Deborah Borda, President and Chief Executive Officer of the Los Angeles Philharmonic, displayed more than just opportunistic savvy when she and outgoing music director Esa-Pekka Salonen determined that an LA-Dudamel match was made in heaven: supremely gifted Latino conductor; Latino city; and, in spite of its pestilential fires, floods, earthquakes and occasional riots, America’s new cultural melting pot. Even more powerfully at this particular time, Los Angeles is at the intersection of Central and South America, the United States, Canada, and the immensely influential Pacific Rim. But [going] deeper, Dudamel’s trying to find LA’s voice. And in order to do it, he’s digging through its mythology, what Julia Cameron calls “finding water.”
This is where our individual musical mythologies enter the discussion. The individual musical voice, discovered, then worked and shaped. What is it? In literature it’s the unique musical voice you hear in William Faulkner, or in the sensory roughness of Ernest Hemingway. It’s in the way Harold Pinter deploys those interminable pauses in his plays, as if to force us to feel the sharp edges of his terribly messed-up characters. It’s the voice you hear in Per Petterson’s Out Stealing Horses, the isolated musical sense you get of Norwegian loneliness, the things people have done to one another, and how these lonely folks out in the woods deal so starkly with their indiscretions. Or in the fluid monologues of Robert Hass, the feeling you get that he’s stopped you to address the issue of a rock, or a pelican, or the feeling he gets after reading Goethe.
In music, we are struck when we hear authentic, genuine phrases, in a world where so many of the phrases we hear don’t seem to be genuine or authentic. Correct, perhaps, but sometimes you get the feeling that the performer isn’t speaking what he or she is truly thinking or feeling, but what maybe he or she thinks you or me, or somebody else, wants he or she, to think or feel.
One of my favorite poets is Seamus Heaney, one of a long line of great Irish poets. In Heaney—an eminently musical poet, by the way—there’s no fraudulent relationship between the writer and his subject matter, nor between him and his reader. In an essay he originally wrote as a lecture to the London Royal Society of Literature, in 1974, he squarely hit upon the point of one’s artistic work bearing one’s original voice. In so doing he dug deeper, because certainly for young musicians and perhaps a lot of old ones, we’re constantly asking, “OK, but how do you find that voice?”
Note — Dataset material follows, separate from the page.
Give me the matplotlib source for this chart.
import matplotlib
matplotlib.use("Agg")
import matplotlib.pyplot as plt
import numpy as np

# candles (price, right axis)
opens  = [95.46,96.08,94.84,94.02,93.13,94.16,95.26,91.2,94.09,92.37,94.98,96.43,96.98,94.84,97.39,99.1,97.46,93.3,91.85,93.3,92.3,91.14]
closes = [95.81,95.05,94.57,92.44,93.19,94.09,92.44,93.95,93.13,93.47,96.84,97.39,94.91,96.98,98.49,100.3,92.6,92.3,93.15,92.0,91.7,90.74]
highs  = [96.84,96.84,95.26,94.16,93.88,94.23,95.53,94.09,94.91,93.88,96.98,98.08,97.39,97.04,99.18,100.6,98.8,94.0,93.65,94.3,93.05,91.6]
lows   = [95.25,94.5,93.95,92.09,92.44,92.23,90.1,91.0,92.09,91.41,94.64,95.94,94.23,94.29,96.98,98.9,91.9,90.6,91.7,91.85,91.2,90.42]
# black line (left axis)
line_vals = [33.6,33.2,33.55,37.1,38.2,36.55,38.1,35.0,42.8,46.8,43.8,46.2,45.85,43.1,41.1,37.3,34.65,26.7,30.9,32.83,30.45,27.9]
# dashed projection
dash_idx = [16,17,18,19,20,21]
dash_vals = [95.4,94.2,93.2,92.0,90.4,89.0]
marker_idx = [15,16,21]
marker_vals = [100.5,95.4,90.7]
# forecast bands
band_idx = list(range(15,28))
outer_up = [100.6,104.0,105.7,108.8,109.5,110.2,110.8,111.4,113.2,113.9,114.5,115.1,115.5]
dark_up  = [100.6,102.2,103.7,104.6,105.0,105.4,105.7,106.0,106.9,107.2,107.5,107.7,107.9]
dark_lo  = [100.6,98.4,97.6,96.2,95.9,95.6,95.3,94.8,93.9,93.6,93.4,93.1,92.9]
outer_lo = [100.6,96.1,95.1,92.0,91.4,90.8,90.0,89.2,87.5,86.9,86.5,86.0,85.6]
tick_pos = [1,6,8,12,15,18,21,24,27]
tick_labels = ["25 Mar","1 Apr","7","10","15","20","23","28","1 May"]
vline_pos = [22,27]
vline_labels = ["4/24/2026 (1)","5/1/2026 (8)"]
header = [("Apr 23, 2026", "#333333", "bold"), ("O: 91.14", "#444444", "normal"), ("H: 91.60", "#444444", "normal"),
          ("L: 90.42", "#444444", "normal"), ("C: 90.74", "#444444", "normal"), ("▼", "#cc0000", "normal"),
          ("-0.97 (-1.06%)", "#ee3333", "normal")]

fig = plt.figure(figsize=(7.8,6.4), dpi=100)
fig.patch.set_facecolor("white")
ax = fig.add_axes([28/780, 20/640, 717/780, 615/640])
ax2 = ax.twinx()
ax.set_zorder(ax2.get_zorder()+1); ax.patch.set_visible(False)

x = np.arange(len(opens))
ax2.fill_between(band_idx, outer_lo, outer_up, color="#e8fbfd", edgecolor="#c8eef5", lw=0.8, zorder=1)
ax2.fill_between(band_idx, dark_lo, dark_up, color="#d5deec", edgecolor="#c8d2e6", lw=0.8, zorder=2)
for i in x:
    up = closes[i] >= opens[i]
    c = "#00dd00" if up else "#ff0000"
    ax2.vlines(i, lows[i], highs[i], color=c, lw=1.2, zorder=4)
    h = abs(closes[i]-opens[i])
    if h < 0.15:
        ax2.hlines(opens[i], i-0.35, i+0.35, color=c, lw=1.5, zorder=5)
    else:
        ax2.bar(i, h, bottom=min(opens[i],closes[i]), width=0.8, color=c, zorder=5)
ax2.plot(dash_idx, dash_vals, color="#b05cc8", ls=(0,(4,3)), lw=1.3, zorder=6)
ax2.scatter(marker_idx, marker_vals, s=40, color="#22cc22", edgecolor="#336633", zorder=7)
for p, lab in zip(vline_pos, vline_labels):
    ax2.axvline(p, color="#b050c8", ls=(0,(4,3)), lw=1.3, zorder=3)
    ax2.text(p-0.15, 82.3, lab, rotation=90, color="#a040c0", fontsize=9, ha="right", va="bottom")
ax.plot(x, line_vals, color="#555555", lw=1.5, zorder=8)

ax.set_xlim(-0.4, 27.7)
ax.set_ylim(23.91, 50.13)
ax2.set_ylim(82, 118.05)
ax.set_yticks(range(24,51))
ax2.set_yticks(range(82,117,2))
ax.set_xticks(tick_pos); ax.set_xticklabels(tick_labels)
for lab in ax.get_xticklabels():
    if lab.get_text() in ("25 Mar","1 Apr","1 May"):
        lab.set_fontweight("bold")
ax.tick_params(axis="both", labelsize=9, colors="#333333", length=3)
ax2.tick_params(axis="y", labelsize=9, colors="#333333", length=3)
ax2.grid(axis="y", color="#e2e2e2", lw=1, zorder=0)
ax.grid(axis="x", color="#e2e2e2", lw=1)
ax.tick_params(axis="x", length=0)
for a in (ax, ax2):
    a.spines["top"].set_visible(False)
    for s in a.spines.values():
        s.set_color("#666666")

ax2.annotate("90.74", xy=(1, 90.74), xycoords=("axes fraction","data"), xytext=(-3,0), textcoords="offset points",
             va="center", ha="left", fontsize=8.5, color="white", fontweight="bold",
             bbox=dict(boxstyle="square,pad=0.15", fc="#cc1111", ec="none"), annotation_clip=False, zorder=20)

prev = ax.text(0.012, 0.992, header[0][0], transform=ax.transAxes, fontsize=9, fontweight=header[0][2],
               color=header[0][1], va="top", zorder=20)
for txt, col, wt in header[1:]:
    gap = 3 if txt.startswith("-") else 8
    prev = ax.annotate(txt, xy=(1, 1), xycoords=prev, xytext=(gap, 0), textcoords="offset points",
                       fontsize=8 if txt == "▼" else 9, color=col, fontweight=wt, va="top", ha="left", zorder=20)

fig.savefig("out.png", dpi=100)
And this is the key point I wish to make today, tethered a bit to El Sistema, but frankly much simpler and more obvious. Seamus Heaney would say that beyond craft, beyond practiced, disciplined accomplishment, it is your relationship to the world that is the key. And before that, how necessary it is for you to lunge into world-experience, not just academic experience, for this is what will give your unique voice resonance, enthusiasm, and authenticity.
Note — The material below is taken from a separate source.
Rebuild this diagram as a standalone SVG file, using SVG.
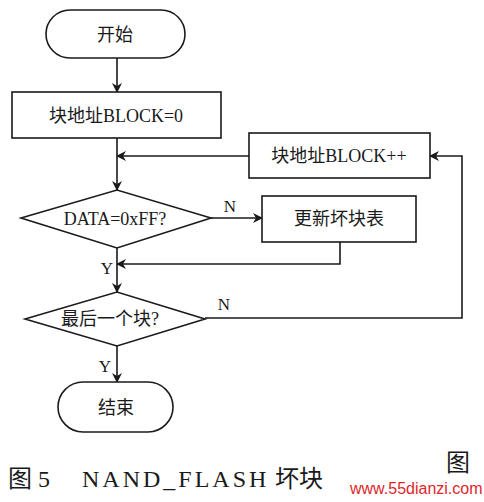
<svg xmlns="http://www.w3.org/2000/svg" width="484" height="502" viewBox="0 0 484 502">
<defs>
<marker id="ah" markerWidth="10" markerHeight="10" refX="9" refY="5" orient="auto" markerUnits="userSpaceOnUse">
<path d="M0,0 L10,5 L0,10 L3,5 Z" fill="#1a1a1a"/>
</marker>
<style>
.s{fill:#fff;stroke:#1a1a1a;stroke-width:1.6}
.c{fill:none;stroke:#1a1a1a;stroke-width:1.6}
.t{font-family:"Liberation Serif","Noto Sans CJK SC",serif;font-size:18px;fill:#1a1a1a;text-anchor:middle;dominant-baseline:central}
.l{font-family:"Liberation Serif",serif;font-size:17px;fill:#1a1a1a;text-anchor:middle;dominant-baseline:central}
.cap{font-family:"Liberation Serif","Noto Sans CJK SC",serif;font-size:24px;fill:#1a1a1a}
</style>
</defs>
<rect width="484" height="502" fill="#fff"/>
<g id="connectors">
<line class="c" x1="117" y1="58" x2="117" y2="92" marker-end="url(#ah)"/>
<line class="c" x1="117" y1="138" x2="117" y2="190" marker-end="url(#ah)"/>
<line class="c" x1="249" y1="156" x2="117" y2="156" marker-end="url(#ah)"/>
<polyline class="c" points="205,318 462,318 462,156 430,156" marker-end="url(#ah)"/>
<line class="c" x1="211" y1="218" x2="262" y2="218" marker-end="url(#ah)"/>
<polyline class="c" points="340,242 340,264 117,264" marker-end="url(#ah)"/>
<line class="c" x1="117" y1="248" x2="117" y2="292" marker-end="url(#ah)"/>
<line class="c" x1="117" y1="346" x2="117" y2="382" marker-end="url(#ah)"/>
<text class="l" x="230" y="206">N</text>
<text class="l" x="107" y="268">Y</text>
<text class="l" x="224" y="304">N</text>
<text class="l" x="105" y="366">Y</text>
</g>
<g id="start">
<rect class="s" x="46" y="10" width="139" height="48" rx="24"/>
<text class="t" x="115" y="35">开始</text>
</g>
<g id="init">
<rect class="s" x="12" y="92" width="209" height="46"/>
<text class="t" x="116" y="116">块地址BLOCK=0</text>
</g>
<g id="inc">
<rect class="s" x="249" y="133" width="181" height="45"/>
<text class="t" x="339" y="156">块地址BLOCK++</text>
</g>
<g id="check">
<polygon class="s" points="21,218 117,190 211,218 117,248"/>
<text class="t" x="115" y="219">DATA=0xFF?</text>
</g>
<g id="update">
<rect class="s" x="262" y="196" width="154" height="46"/>
<text class="t" x="339" y="219">更新坏块表</text>
</g>
<g id="last">
<polygon class="s" points="25,319 117,292 205,319 117,346"/>
<text class="t" x="110" y="319">最后一个块?</text>
</g>
<g id="end">
<rect class="s" x="58" y="382" width="115" height="50" rx="25"/>
<text class="t" x="116" y="408">结束</text>
</g>
<g id="caption">
<text class="cap" x="8" y="487">图 5</text>
<text class="cap" x="82" y="487" letter-spacing="3">NAND_FLASH</text>
<text class="cap" x="275" y="487">坏块</text>
<text class="cap" x="446" y="471" font-size="20">图</text>
<text x="350" y="494" font-family="Liberation Sans,sans-serif" font-size="16" fill="#e0262b">www.55dianzi.com</text>
</g>
</svg>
One of Heaney’s first poems was called “Digging.” He says of this poem, “This was the first place where I felt I had done more than make an arrangement of words: I felt that I had let down a shaft into my real life. The facts and surfaces of the thing were true, but more important, the excitement that came from naming them gave me … a kind of confidence. I didn’t care who thought what about it: somehow, it had surprised me by coming out with a stance and an idea that I would stand over.” He goes on to say that in his upbringing, the purpose of a literary education was to “turn the student’s ear into a poetic bugging device, so that a piece of verse … could be identified by its diction, tropes and cadences.”
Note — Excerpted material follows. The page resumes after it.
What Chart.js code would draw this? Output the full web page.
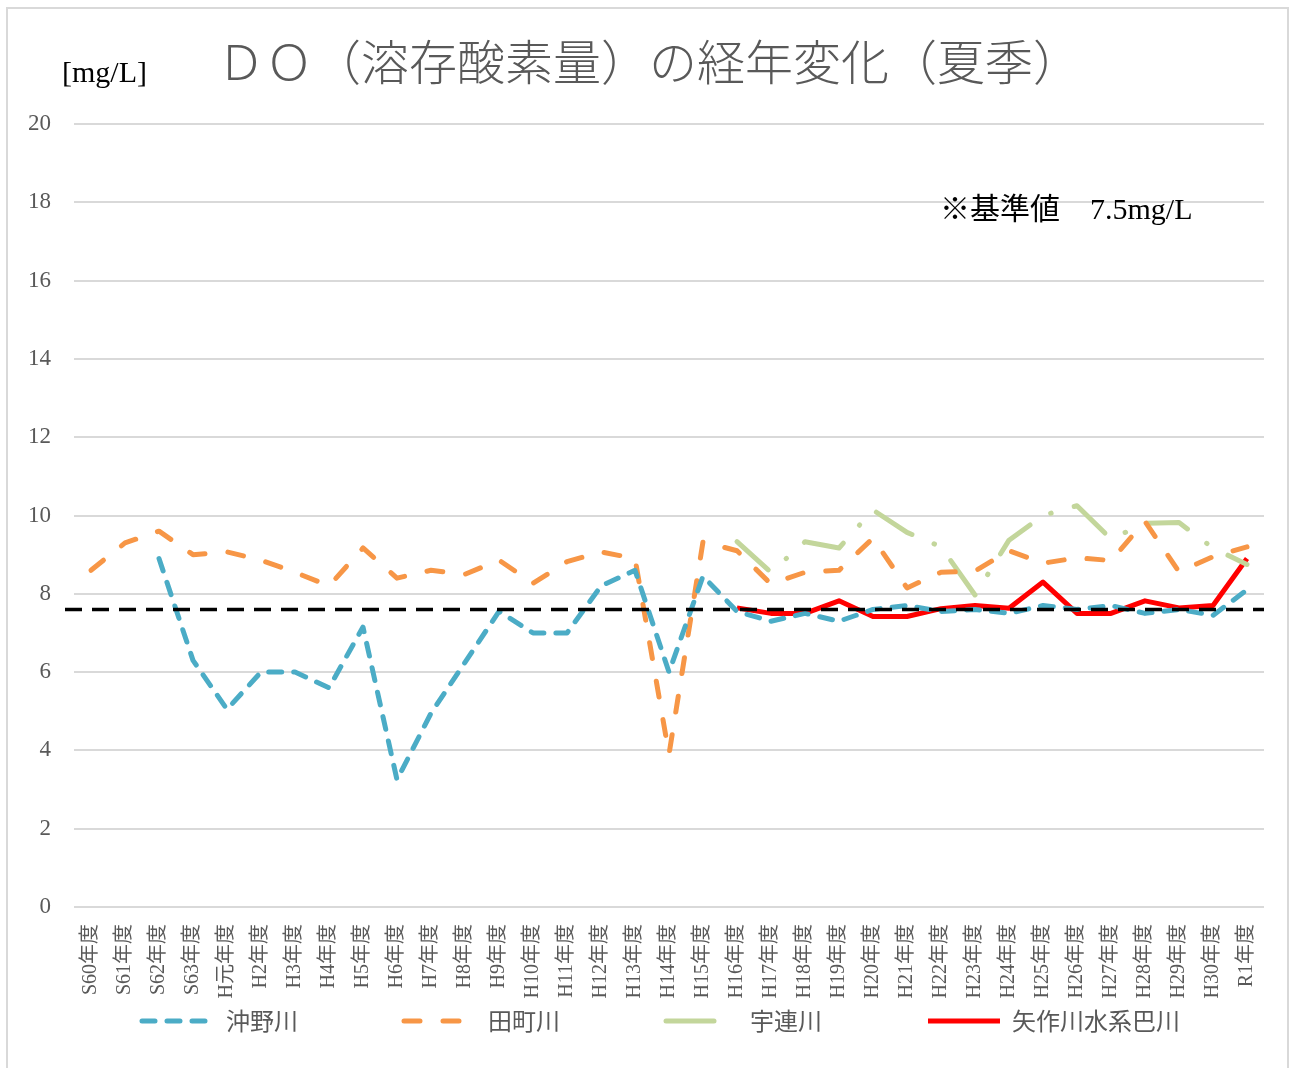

This is somewhat similar to the excellent education in music that a place like Eastman will give you. Your teachers, be it in theory, performance, composition, or music education, will ask you to become a musical bugging device, to discover the individual imprint of different musical styles. And also, by the way, to feel these styles.
Poets like to use music as an inspiring metaphor. Heaney finishes his passage talking about that authentic voice inherent in each of us: “This is the absolute register to which your proper music has to be tuned.” Years later, Heaney had another epiphany of the “real world” sort. He became aware that much of Ireland’s preserved cultural artifacts originated in the bogs, where things (and people) were buried and in some cases remarkably preserved. He began to conceive a kind of poetry that was “lying beneath the floor of memory.” More blatantly, the buried Irish past, linked to Irish myth and somehow, in the poet’s mind and work, melded into the present history and condition of Ireland.
And so now comes your opportunity, our opportunity: discovering our musical mythology. But even more importantly, the mythology of our roots. As Americans, we tend to take ourselves to task because our past, relatively short, seems somehow vacant of outer miracles: significant, culture-bending events. Yet if one were to read Doris Kearns Goodwin’s Team of Rivals, about the legacy of Abraham Lincoln, and read of what our forebears went through, about the immense human toil buried in soils not far from here, about the unique role that people who lived in Rochester played in that enormous drama, about the role that upstate New York played in that pivotal moment in history, that’s just one piece of the history. “To define and interpret the present by bringing it into significant relationship with the past,” as Heaney says, is a form of searching for our musical mythology.
So I close, as we dive into the new academic year, not with an argument for another El Sistema. I think it would be great to hand every man, woman, and child a clarinet or bassoon or trombone, and have them play in an organized ensemble, in order to save classical music. But genuine, authentic music is more than that. For our students, the experiences availed to you at the Eastman School of Music will be as important as those gleaned from your families, your peers, your teachers, and yes, people out there who do not speak or play your language. But most of all, you and your unique history, which presents a spectacularly rich digging ground.
That’s what we mean here at Eastman when we say that we’re making music matter. In finding our musical voice we discover our ancestral musical undercurrent. But we must also, to become authentic, mesh with the diverse human elements that enrich our collective voice. Somewhere in there, we’ll be able to say we discovered our own musical mythology.